Commentary on Acts 6:1-7
As the new community grew so did its need to develop new structures. With its growth came a more complex membership. It is likely that some time had elapsed between today’s passage and those we were reading during the past week.
For the first time, the word ‘disciples’ is used to describe those who had become believers in Christ; up to this it had only been applied to those who had been with Jesus in the Gospel.
The issue in today’s reading is that the Greek-speaking Jewish members began complaining that their needs were being neglected by the Hebrew-speaking Palestinian members, from which the founding core came.
At this stage of its development, the Church was still entirely Jewish in its membership. However, they were divided into two distinct groups:
- There were the Hebraic Jews, who spoke the Aramaic and/or Hebrew languages of Palestine and kept strictly to Jewish culture and customs.
- The Greek speakers (or Hellenists) were “overseas Jews”, scattered over the Mediterranean lands and had often largely become culturally and linguistically Greek (in the way, for instance, overseas communities become assimilated in the U.S. or Western Europe). They would have had their own synagogues (which Paul used to visit on his missionary journeys) where the Bible would be read in Greek. Not surprisingly, it was from this group that the main missionary initiatives would come, e.g. the Jews from Antioch rather than those from Jerusalem.
However, it is possible that the Hellenists were not Jews from the diaspora but were Palestinian Jews who only spoke Greek. The Hebrews were Palestinian Jews who spoke Aramaic/Hebrew but may also have known some Greek. Both belonged to the Jerusalem Jewish Christian community.
In either case, it is possible that the Greek speakers were to some extent looked down on by Aramaic/Hebrew speakers. (Overseas Chinese, for instance, can have a similar experience when faced with their Chinese-speaking counterparts from the ‘homeland’.) This seems to be what was happening here. Even at this early stage in the life of the Church, we can see the ugly head of ethnic-cultural divisions surfacing.
From its very beginnings, the Church has consisted of flawed human beings. It should never cause us any surprise and it does not weaken the central message of the Good News.
In general, however, the purpose of the passage seems to be to introduce Stephen as a prominent figure in the community. We will meet him again in the readings of Monday and Tuesday next week.
In particular the Hellenists complained about the neglect of the widows in their group. Widows were among the most pitied group of people in Jewish society at that time. They were not necessarily old but they had lost their husbands and remarriage for nearly all of them was out of the question. In the absence of any kind of social welfare, their only means of support was the charity of their community.
The apostles felt that this kind of material responsibility was not really theirs. In the beginning, the apostles were responsible for church life in general which included both the ministry of the word (evangelising) and the care of the needy in the community. As the community grew, this clearly became more and more difficult a responsibility for such a small number of leaders. It was time for delegation and applying the principle of subsidiarity!

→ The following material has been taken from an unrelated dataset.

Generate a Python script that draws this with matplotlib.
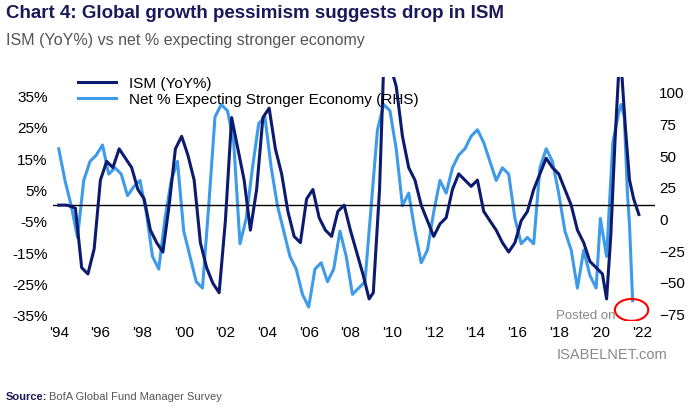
import matplotlib.pyplot as plt
import numpy as np
from matplotlib.patches import Ellipse

plt.rcParams['font.family'] = ['Liberation Sans', 'DejaVu Sans']

ism_x = [1994.0, 1994.4, 1994.8, 1995.1, 1995.4, 1995.7, 1996.0, 1996.3, 1996.6, 1996.9, 1997.2, 1997.5,
         1997.8, 1998.1, 1998.4, 1998.7, 1999.0, 1999.3, 1999.6, 1999.9, 2000.2, 2000.5, 2000.8, 2001.1,
         2001.4, 2001.7, 2002.0, 2002.3, 2002.6, 2002.9, 2003.2, 2003.5, 2003.8, 2004.1, 2004.4, 2004.7,
         2005.0, 2005.3, 2005.6, 2005.9, 2006.2, 2006.5, 2006.8, 2007.1, 2007.4, 2007.7, 2008.0, 2008.3,
         2008.6, 2008.9, 2009.1, 2009.4, 2009.6, 2009.9, 2010.2, 2010.5, 2010.8, 2011.1, 2011.4, 2011.7,
         2012.0, 2012.3, 2012.6, 2012.9, 2013.2, 2013.5, 2013.8, 2014.1, 2014.4, 2014.7, 2015.0, 2015.3,
         2015.6, 2015.9, 2016.2, 2016.5, 2016.8, 2017.1, 2017.4, 2017.7, 2018.0, 2018.3, 2018.6, 2018.9,
         2019.2, 2019.5, 2019.8, 2020.1, 2020.3, 2020.5, 2020.7, 2020.9, 2021.0, 2021.2, 2021.4, 2021.6, 2021.85]
ism_y = [0, 0, -1, -20, -22, -14, 8, 14, 12, 18, 15, 12,
         5, 2, -8, -12, -15, 0, 18, 22, 16, 8, -12, -20,
         -25, -28, -5, 28, 18, 8, -8, 5, 28, 31, 18, 10,
         -2, -10, -12, 2, 5, -4, -8, -10, -2, 0, -8, -15,
         -22, -30, -28, 5, 45, 45, 38, 22, 12, 8, 0, -5,
         -10, -6, -4, 5, 10, 8, 6, 8, -2, -5, -8, -12,
         -15, -12, -5, -2, 5, 10, 15, 12, 10, 5, 0, -8,
         -12, -18, -20, -22, -30, -10, 20, 45, 45, 25, 8, 2, -3]

net_x = [1994.0, 1994.3, 1994.6, 1994.9, 1995.2, 1995.5, 1995.8, 1996.1, 1996.4, 1996.7, 1997.0, 1997.3,
         1997.6, 1997.9, 1998.2, 1998.5, 1998.8, 1999.1, 1999.4, 1999.7, 2000.0, 2000.3, 2000.6, 2000.9,
         2001.2, 2001.5, 2001.8, 2002.1, 2002.4, 2002.7, 2003.0, 2003.3, 2003.6, 2003.9, 2004.2, 2004.5,
         2004.8, 2005.1, 2005.4, 2005.7, 2006.0, 2006.3, 2006.6, 2006.9, 2007.2, 2007.5, 2007.8, 2008.1,
         2008.4, 2008.7, 2009.0, 2009.3, 2009.6, 2009.9, 2010.2, 2010.5, 2010.8, 2011.1, 2011.4, 2011.7,
         2012.0, 2012.3, 2012.6, 2012.9, 2013.2, 2013.5, 2013.8, 2014.1, 2014.4, 2014.7, 2015.0, 2015.3,
         2015.6, 2015.9, 2016.2, 2016.5, 2016.8, 2017.1, 2017.4, 2017.7, 2018.0, 2018.3, 2018.6, 2018.9,
         2019.2, 2019.5, 2019.8, 2020.0, 2020.3, 2020.6, 2020.9, 2021.0, 2021.15, 2021.3, 2021.4, 2021.55]
net_y = [55, 30, 10, -15, 30, 45, 50, 58, 35, 40, 35, 18,
         25, 30, 5, -30, -40, 0, 30, 45, -10, -30, -50, -55,
         10, 80, 90, 85, 60, -20, 0, 40, 75, 80, 40, 10,
         -10, -30, -40, -60, -70, -40, -35, -50, -40, -10, -30, -60,
         -55, -50, 10, 70, 90, 85, 55, 10, 20, -10, -35, -25,
         5, 30, 20, 40, 50, 55, 65, 70, 60, 45, 30, 40,
         35, 0, -20, -15, -20, 40, 55, 45, 20, -10, -25, -55,
         -25, -45, -55, 0, -30, 60, 85, 90, 80, 20, -5, -65]

dark = '#0d1b6e'
light = '#3d9be9'

fig, ax1 = plt.subplots(figsize=(7, 4.1), dpi=100)
fig.subplots_adjust(left=0.075, right=0.935, top=0.81, bottom=0.215)
ax2 = ax1.twinx()
ax1.set_zorder(ax2.get_zorder() + 1)
ax1.patch.set_visible(False)

ax1.axhline(0, color='black', lw=1)
l1, = ax1.plot(ism_x, ism_y, color=dark, lw=2.2, label='ISM (YoY%)')
l2, = ax2.plot(net_x, net_y, color=light, lw=2.2, label='Net % Expecting Stronger Economy (RHS)')

ax1.set_ylim(-37, 41)
ax2.set_ylim(10.5 + 2.47 * -37, 10.5 + 2.47 * 41)
ax1.set_xlim(1993.7, 2022.6)
ax1.set_yticks(range(-35, 36, 10))
ax1.set_yticklabels([f'{v}%' for v in range(-35, 36, 10)])
ax2.set_yticks(range(-75, 101, 25))
ax1.set_xticks(range(1994, 2023, 2))
ax1.set_xticklabels([f"'{y % 100:02d}" for y in range(1994, 2023, 2)])
for ax in (ax1, ax2):
    for s in ax.spines.values():
        s.set_visible(False)
    ax.tick_params(length=0, labelsize=11)
ax1.tick_params(axis='x', pad=3)

ax1.legend([l1, l2], [l1.get_label(), l2.get_label()], loc='upper left', frameon=False,
           fontsize=11, bbox_to_anchor=(0.02, 1.06), handlelength=2.5, labelspacing=0.15)

circ = Ellipse((2021.5, -33.5), 1.6, 7, fill=False, color='red', lw=1.5, zorder=5)
ax1.add_patch(circ)

fig.text(0.008, 0.955, 'Chart 4: Global growth pessimism suggests drop in ISM', fontsize=13.5,
         fontweight='bold', color='#1a1a5a')
fig.text(0.008, 0.89, 'ISM (YoY%) vs net % expecting stronger economy', fontsize=11.5, color='#555555')
fig.text(0.008, 0.025, 'Source:', fontsize=8, fontweight='bold', color='#1a1a5a')
fig.text(0.07, 0.025, 'BofA Global Fund Manager Survey', fontsize=8, color='#555555')
fig.text(0.795, 0.222, 'Posted on', fontsize=9.5, color='#888888')
fig.text(0.795, 0.125, 'ISABELNET.com', fontsize=10.5, color='#888888')

fig.savefig('out.png')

So it was suggested that the Greek-speaking community choose carefully selected people from among themselves to take care of these needs. This met with general approval and seven men were chosen. Not surprisingly all of them have Greek names and all, except for one, Nicholas of Antioch, who was a convert, were born Jews. It is significant that a proselyte was included in the number and that Luke points out his place of origin as Antioch, the city to which the Gospel was soon to be taken and which was to become the “headquarters” for the forthcoming Gentile missionary effort.
It is also worth noting that it was the community who chose the seven men but that it was the apostles who ‘ordained’ them by prayer and a laying on of hands. These are the first recorded ‘ministers’ appointed in the Christian community and the pattern of their formal initiation will become the norm: the apostles prayed and laid their hands on them – as we see in Acts and the letters of Paul. This still is done in the conferring of ministries today. At this stage they are not actually called ‘deacons’ but the word diakonia (diakonia), meaning ‘service’ is used twice in the passage.
Finally, as was mentioned, we will be hearing more about Stephen next week and, later on, Philip also.
In the meantime, the number of Christians continued to increase enormously. Now, even some of the priests, probably Sadducees, were being converted to faith in the Risen Jesus. They were now prepared to give up the temple sacrifices and rituals around which their lives up to now centred to be replaced by the new liturgical celebration, centred on the community Eucharist, which would be celebrated wherever Christians gathered together.
Given the limited human and material resources of the early community, it is amazing how its message was wholeheartedly accepted by so many. The finger of God was certainly there.